Category Archives: Quotes

The way people speak without listening

How to define the timeless, seductive allure of Chekhov? Part of it lies in his elusiveness, subtlety, adroit dialogue, precise descriptions and confident use of understatement. Unlike Dostoyevsky and Tolstoy, there is no sermonising, no extremes. He never tells us what to think. There are no heroes. There is little action. Chekhov instead makes telling use, as Eudora Welty once noted, of the way people speak without listening to each other. No one grasps the relevance of the untidy present better than Chekhov.

Eileen Battersby

By-products

I was having a conversation with a writer the other day, and he stated that the best things are always by-products. Happiness is a by-product, and I loved that he said that. You can plot your journey to success or happiness or wealth or whatever it is you’re looking for, but if you’re too focused on the end result, you’re going to miss anything good going on around you.

Jessa Crispin

A part of the story

[C]reative nonfiction writers do not make things up; they make ideas and information that already exist more interesting and, often, more accessible.

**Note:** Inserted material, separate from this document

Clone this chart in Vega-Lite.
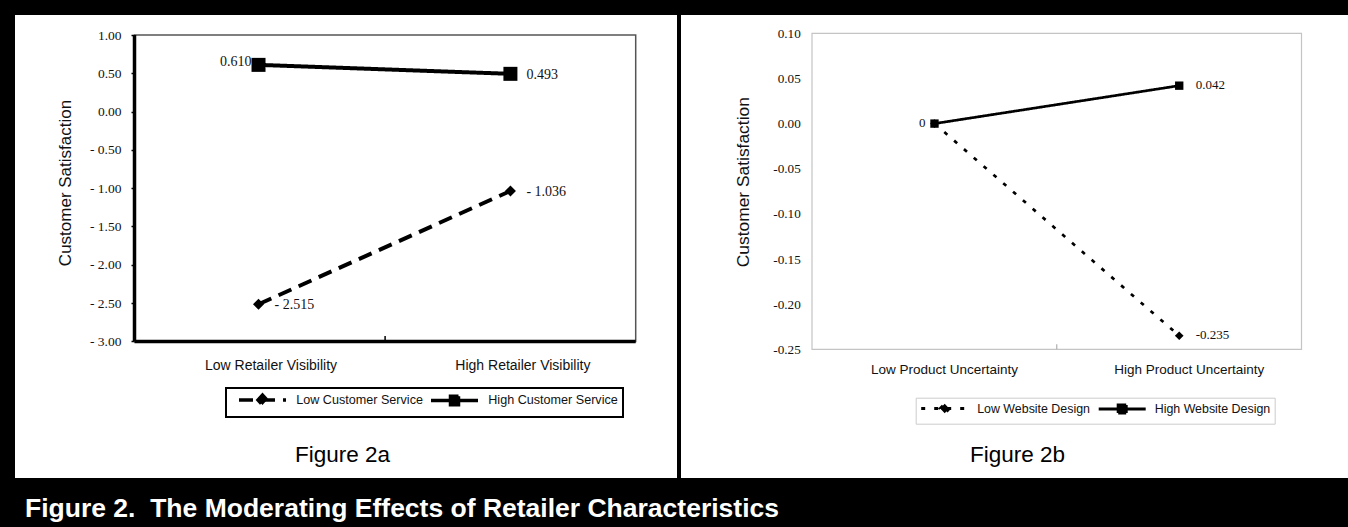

In creative nonfiction, writers can be poetic and journalistic simultaneously. Creative nonfiction writers are encouraged to utilize literary and even cinematic techniques, from scene to dialogue to description to point of view, to write about themselves and others, capturing real people and real life in ways that can and have changed the world. What is most important and enjoyable about creative nonfiction is that it not only allows but also encourages the writer to become a part of the story or essay being written. The personal involvement creates a special magic that alleviates the suffering and anxiety of the writing experience; it provides many outlets for satisfaction and self-discovery, flexibility and freedom.

Lee Gutkind

Heroes

2. ” Heroes” are just people you haven’t trashed on the internet yet. [ALTERNATIVELY: “HEROES” ARE JUST PEOPLE WHO HAVEN’T TRASHED YOU ON THE INTERNET YET. YOU CAN CHOOSE.]

1. Don’t read the comments.

Jessica Roy

Rebound

When a book I love is ending—no matter how devastating the final pages, no matter how desperate I am to know how things will turn out, and what the very last line will say to me—I slow down. Like a kid on a bike heading downhill, I use both my brakes and my feet, let the rubber soles burn off, will the book to magically grow longer before my eyes.

One musn’t wait too long before committing to the next book, though: this is how reading ruts begin. …

What I need is a rebound book, a palate cleanser.  Maybe today I’ll search for a thick-but-lightweight, no-strings-attached thriller, something that can rope me in quickly, make me forget, at least temporarily, the heartbreak I felt over the last book leaving me.

Elizabeth Ames Staudt

Regardless of what story you believe

Personality is not who you think you are, it’s who you are. Some people think by definition that we are the experts on our personality because we get to write the story, but personality is not the story – it’s the reality. So, you do get to write your own story about how you think you are, and what you tell people about yourself, but there still is reality out there, and, guess what? Other people are going to see the reality, regardless of what story you believe.

Simine Vazire

Somebody Somewhere

I just love this story:

[O]ne week ago today, when the snow was thick and the sky was gray (again), I received the loveliest surprise:  an email from a woman who’d been on the editorial staff at Quarterly West 15 years ago, when QW published my little flash piece, “In Theory.”

Currently teaching college workshops in creative writing, she wrote:  “I have managed to always keep a copy of that issue close-by so as to teach it, but somewhere in one of my moves, I misplaced my copy.”   She wondered if I had a spare I could send.

Who knew?  You see, you might think your work falls into a pool and just lies at the dark bottom of the pond like littering leaves, rotting away, but somebody somewhere might have been teaching it for 15 years!  You just gotta keep the faith.

Joy Castro

Stories have formed us all

I was reminded of Carolyn Heilbrun yesterday when someone mentioned writers who committed suicide.

What matters is that lives do not serve as models; only stories do that. And it is a hard thing to make up stories to live by. We can only retell and live by the stories we have read or heard. We live our lives through texts. They may be read, or chanted, or experienced electronically, or come to us, like the murmurings of our mothers, telling us what the conventions demand. Whatever their form or medium, these stories have formed us all; they are what we must use to make new fictions, new narratives.